The Koga Institute was established to provide law enforcement, detention and correction officers and private security with the proper tools, including techniques, tactics and philosophy, to perform their jobs in a safe and efficient manner while maintaining the high standards expected of those professions by modern society.
Mr. Koga and the Koga Institute has always denounced racism and discrimination in all its forms in law enforcement. Mr. Koga and the Koga Institute have spent decades advocating professional and safe arrest and control techniques to thousands of local, state and federal law enforcement officers.
What the world witnessed on May 25, 2020 in Minneapolis Minnesota resulting in the death of Mr. George Floyd was a terrible tragedy in a long list of such tragedies in recent years and cannot be excused or explained away with tortured logic nor accepted as "just an unfortunate mistake".

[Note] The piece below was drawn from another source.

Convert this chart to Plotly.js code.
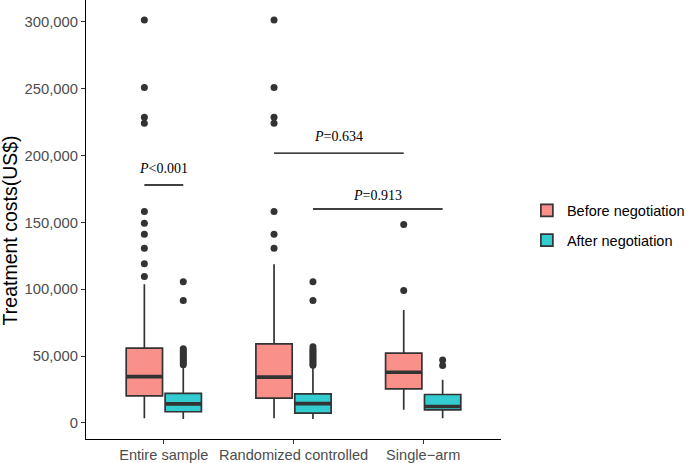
<!DOCTYPE html>
<html>
<head>
<meta charset="utf-8">
<script src="https://cdn.plot.ly/plotly-3.0.1.min.js"></script>
<style>html,body{margin:0;padding:0;background:#fff;}#chart{width:690px;height:463px;}</style>
</head>
<body>
<div id="chart"></div>
<script>
// ---- data ----
const categories = ['Entire sample', 'Randomized controlled', 'Single\u2212arm'];
const seriesNames = ['Before negotiation', 'After negotiation'];

// Before negotiation (box statistics, US$)
const beforeLower  = [3500, 3500, 9700];
const beforeQ1     = [20200, 18500, 25400];
const beforeMedian = [34600, 34200, 37900];
const beforeQ3     = [55900, 59100, 52100];
const beforeUpper  = [103700, 118700, 84500];
const beforeOutliers = [
  [109500, 119000, 130700, 141200, 149400, 158100, 224200, 228700, 250900, 301500],
  [130700, 141200, 158100, 224200, 228700, 250900, 301500],
  [99000, 148500]
];

// After negotiation
const afterLower  = [2800, 2800, 3500];
const afterQ1     = [8300, 7200, 9700];
const afterMedian = [14200, 14400, 12200];
const afterQ3     = [22000, 21700, 21200];
const afterUpper  = [41500, 42000, 32200];
const afterOutliers = [
  [43500, 45000, 46500, 48000, 49500, 51000, 52500, 54000, 55500, 91500, 105500],
  [43000, 44500, 46000, 47500, 49000, 50500, 52000, 53500, 55000, 57000, 91500, 105500],
  [42900, 47100]
];

// significance annotations
const pLabels   = ['<i>P</i><0.001', '<i>P</i>=0.634', '<i>P</i>=0.913'];
const pFromCat  = [0, 1, 1];   // category index of left end
const pFromSer  = [0, 0, 1];   // series index of left end
const pToCat    = [0, 2, 2];
const pToSer    = [1, 0, 1];
const pBarY     = [178000, 201800, 160000];
const pTextY    = [190000, 214000, 170000];

const yTitle = 'Treatment costs(US$)';

// ---- layout constants ----
const offsets = [-0.15, 0.15];
const boxW = 0.28;
const fills = ['#F9918A', '#33CCD0'];
const edge = '#333333';

const pos = (ci, si) => ci + 1 + offsets[si];

const stats = [
  {lo: beforeLower, q1: beforeQ1, med: beforeMedian, q3: beforeQ3, hi: beforeUpper, out: beforeOutliers},
  {lo: afterLower, q1: afterQ1, med: afterMedian, q3: afterQ3, hi: afterUpper, out: afterOutliers}
];

const traces = [];
stats.forEach((s, si) => {
  const xs = categories.map((c, ci) => pos(ci, si));
  traces.push({
    type: 'box', name: seriesNames[si], x: xs,
    q1: s.q1, median: s.med, q3: s.q3, lowerfence: s.lo, upperfence: s.hi,
    boxpoints: false, width: boxW, whiskerwidth: 0,
    fillcolor: fills[si], line: {color: edge, width: 1.7},
    legendgroup: 'g' + si, hoverinfo: 'skip'
  });
  // thicker median line overlay
  traces.push({
    type: 'box', name: seriesNames[si] + ' median', x: xs,
    q1: s.med, median: s.med, q3: s.med, lowerfence: s.med, upperfence: s.med,
    boxpoints: false, width: boxW, whiskerwidth: 0,
    fillcolor: 'rgba(0,0,0,0)', line: {color: edge, width: 3.6},
    showlegend: false, hoverinfo: 'skip', legendgroup: 'g' + si
  });
  const ox = [], oy = [];
  s.out.forEach((arr, ci) => arr.forEach(v => { ox.push(pos(ci, si)); oy.push(v); }));
  traces.push({
    type: 'scatter', mode: 'markers', x: ox, y: oy,
    marker: {color: edge, size: 7}, showlegend: false, hoverinfo: 'skip',
    legendgroup: 'g' + si
  });
});

const shapes = [], annotations = [];
pLabels.forEach((lab, i) => {
  const x0 = pos(pFromCat[i], pFromSer[i]);
  const x1 = pos(pToCat[i], pToSer[i]);
  shapes.push({type: 'line', xref: 'x', yref: 'y', x0: x0, x1: x1, y0: pBarY[i], y1: pBarY[i],
               line: {color: '#000', width: 1.4}});
  annotations.push({xref: 'x', yref: 'y', x: (x0 + x1) / 2, y: pTextY[i], text: lab,
                    showarrow: false, font: {family: 'Liberation Serif, Times New Roman, serif', size: 14, color: '#000'}});
});
annotations.push({xref: 'paper', yref: 'paper', x: -0.1823, y: 0.476, text: yTitle, textangle: -90,
                  showarrow: false, xanchor: 'center', yanchor: 'middle',
                  font: {size: 19.5, color: '#000'}});

const layout = {
  width: 690, height: 463,
  margin: {l: 86, r: 187, t: 0, b: 24},
  paper_bgcolor: '#fff', plot_bgcolor: '#fff',
  font: {family: 'Liberation Sans, Arial, sans-serif', color: '#000'},
  xaxis: {
    range: [0.4, 3.6], tickvals: [1, 2, 3], ticktext: categories,
    showgrid: false, zeroline: false, showline: true, linecolor: '#000', linewidth: 1,
    ticks: 'outside', ticklen: 4, tickcolor: '#333', tickwidth: 1, ticklabelstandoff: -2,
    tickfont: {size: 14.6, color: '#4D4D4D'}, automargin: false
  },
  yaxis: {
    range: [-12100, 316400], tickvals: [0, 50000, 100000, 150000, 200000, 250000, 300000],
    tickformat: ',', showgrid: false, zeroline: false, showline: true, linecolor: '#000', linewidth: 1,
    ticks: 'outside', ticklen: 4, tickcolor: '#333', tickwidth: 1,
    tickfont: {size: 14.8, color: '#4D4D4D'}, automargin: false
  },
  showlegend: true,
  legend: {x: 1.0624, xanchor: 'left', y: 0.4866, yanchor: 'middle',
           font: {size: 14.5, color: '#000'}, traceorder: 'grouped', tracegroupgap: 8,
           bgcolor: 'rgba(0,0,0,0)'},
  shapes: shapes, annotations: annotations
};

Plotly.newPlot('chart', traces, layout, {displayModeBar: false, staticPlot: true});
</script>
</body>
</html>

Mr. Floyd's death was avoidable. It is clear from reviewing the available videos that the officers lacked the proper skills to control, not only Mr. Floyd, but themselves.
The officers' inability to control Mr. Floyd and place him in the police vehicle resulted in Mr. Floyd being taken to the ground and one officer kneeling on Mr. Floyd's neck, never an acceptable technique, and two others holding him down and the world witnessing the fatal result.
Basic arrest and control techniques would have given them adequate control of Mr. Floyd and allowed the arrest to have been safely completed.
It is also clear the other officers failed to exercise their duty to intervene when another officer is doing something wrong. This is an obligation that Mr. Koga insisted officers do long before it became a mandatory part of California P.O.S.T. training requirements.
Proper and on-going training leads to individual self-confidence to handle any situation. Officers who lack training will thereby lack confidence and are less able to control the subject effectively, thereby less able to control the situation.